Lynn Abbott: Character question
October 19, 2008
We need a president with great strength of character. Barack Obama is such a man. Last week, John McCain and Sarah Palin questioned his character. They do so unwisely, as his character is the driving force behind his success. This is a man who grew up without luxury, without privilege and without a father. He learned the value of hard work early in life, along with the value of using his own strong intellect to solve problems. He learned that cooperation, gentle persuasion, compromise and diplomacy can achieve far greater results than combative belligerence. Integrity has been a hallmark of his life choices. As a young lawyer, he could have commanded a six-figure salary at a prestigious law firm but chose instead to work to improve the lives of people in Chicago’s down-trodden communities. He has championed justice and fair play during his life.
Barack Obama has the talent to inspire the rest of us. He has ignited a passion for peace and fairness across this land. He calls on us to consider the less fortunate and to care for each other. Even in these difficult economic times, we will find – with his leadership – ways to work for the common good. People who never have been politically active before are knocking on doors and spreading the word that they share his vision of a new day for America. This will not end with the election. I have confidence that we will continue to work together to make this vision a reality once he is president.
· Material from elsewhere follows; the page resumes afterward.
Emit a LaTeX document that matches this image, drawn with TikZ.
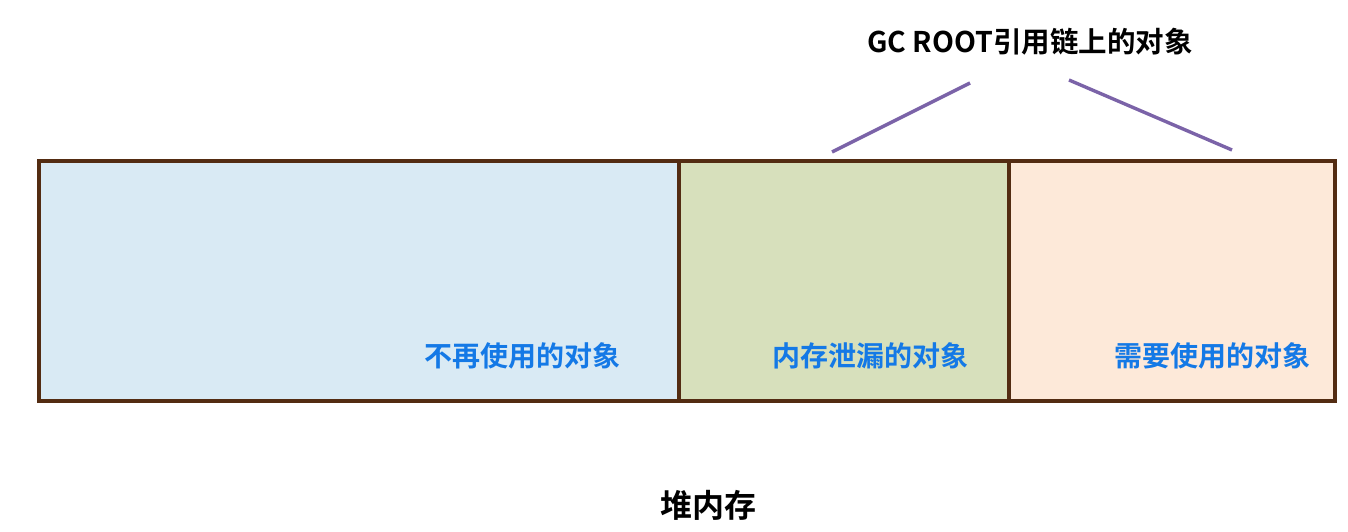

For some, race is an issue in this election. Racial bigotry is an emotion that defies rational persuasion. We know there still are remnants of racism, but times are changing. Most of us, especially our young people, take for granted the opportunity to work and study with every skin color under the sun. Obama deliberately has chosen to go into neighborhoods where racism may be a concern, and because of his straight-forward and honest approach, many people are coming around. For me, his election will be a symbol that we Americans are turning away from racism; that we affirm to the world that we truly can live and work together. And I will feel very proud.
For me, the strongest character trait in Barack Obama is his global vision. Having lived and traveled around the world, he sees the big picture. He knows the U.S. cannot “go it alone” ever again. With him at the helm, the days of shock-and-awe, pit-bull mentality will be over. Instead, we will see a deliberative, diplomatic approach to solving problems, not creating them. This world needs leaders who work together for the common good of the planet. Everything in Barack Obama’s history has prepared him for this moment. His faith, his love for America and his commitment to the global community will enable him to lead us all toward nuclear nonproliferation, toward peaceful solutions wherever possible and toward careful and deliberate military solutions when absolutely necessary. The leaders of many nations are eager to begin working with him toward this new day.
So the question of Barack Obama’s character is not a question – much as John McCain and Sarah Palin would like it to be. Hard work, intellect, integrity, leadership, care for the less fortunate and the ability to inspire – to me, these define character. Barack Obama has it.